Nicole Kontolefa is a New Yorker born and bred. One might say, however, that at least part of her heart lies in Moscow. She was a resident of Moscow for four years while she studied at the Moscow Art Theater School and she is a member of the Art Theater's Studio Six, which is based in New York.
You may recall my writing about Kontolefa last fall when she produced, directed and acted in a one-woman show called "I Am Me." The piece was performed in Prospect Park in Brooklyn, where she led a group of spectators on something of a wild goose chase in search of a few simple, but important, human truths.
On Saturday Muscovites had the opportunity to witness a completely different version of the play, performed at the ZIL Culture House as part of the New Plays project of the Golden Mask Festival. Instead of meeting spectators on the steps of Brooklyn's Central Library and then taking them on a journey through the paths and lawns of Prospect Park, in Moscow Kontolefa met up with her spectators at ZIL's coatrack and, rather like the Pied Piper, drew them along after her as she transformed corridors, stairwells, a small stage, the outdoors and a working library into her own, constantly changing performance space.
I had the pleasure on Friday of seeing Kontolefa perform the first and only run-through she had a chance to conduct before the two shows she played on Saturday. Dancing as she teased and cajoled her audience, she used spectators as partners — one man becoming a solider sent off to war, one woman becoming a book she read late into the night.
"I Am Me" is a kind of low-octane "road movie," if you will. As Kontolefa told me in a conversation after the Friday run-through, "it's a monologue about a walk." It is the inner story of a young woman interacting deeply with whatever the world brings her — a library book, food, walls, strangers in a city bus.
When Kontolefa was still planning to produce the play, the author wrote her, "The play is about loneliness and how you have to cherish every moment, and how we are, at the same time, this tiny, insignificant thing and a huge universe... Our little soul is its own universe."
It took years for Kontolefa to actually stage the play. She first came across a copy in English translation on the internet in 2006 and it interested her immediately, as "when you meet a person that feels like an old friend."
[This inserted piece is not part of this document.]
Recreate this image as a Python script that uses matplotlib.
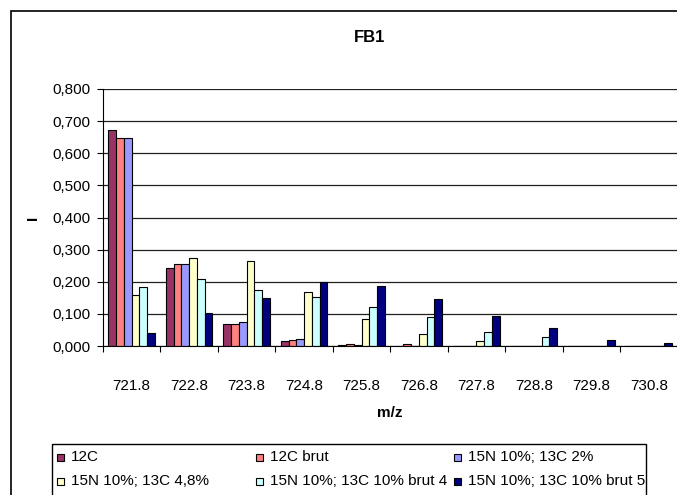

But, as she told me, her training as a member of an ensemble kept leading her away from attempting to perform a one-woman show. She was, she said, afraid of it because "it's a one-person show and I thought that meant I had to stand on a stage and talk at people. That sounded scary and quite possibly boring."
Another event, however, prompted her to overcome her reticence. Chichkanova, not yet 30, committed suicide in Yekaterinburg in late 2012, and Kontolefa found herself battling the confused and confusing emotions that such an act forces upon all.
She had "complex feelings" when she learned of the death. She admits even to feeling "self-pity" for losing the opportunity to work on the piece with the author. However, even though she never makes New Year resolutions, she resolved to do the play in 2013. "Nine months later I was performing it in Brooklyn," she states.
To keep the record open: The translation of "I Am Me" that Kontolefa discovered on the internet was mine.
Click on the image above to watch a video of my talk with Kontolefa.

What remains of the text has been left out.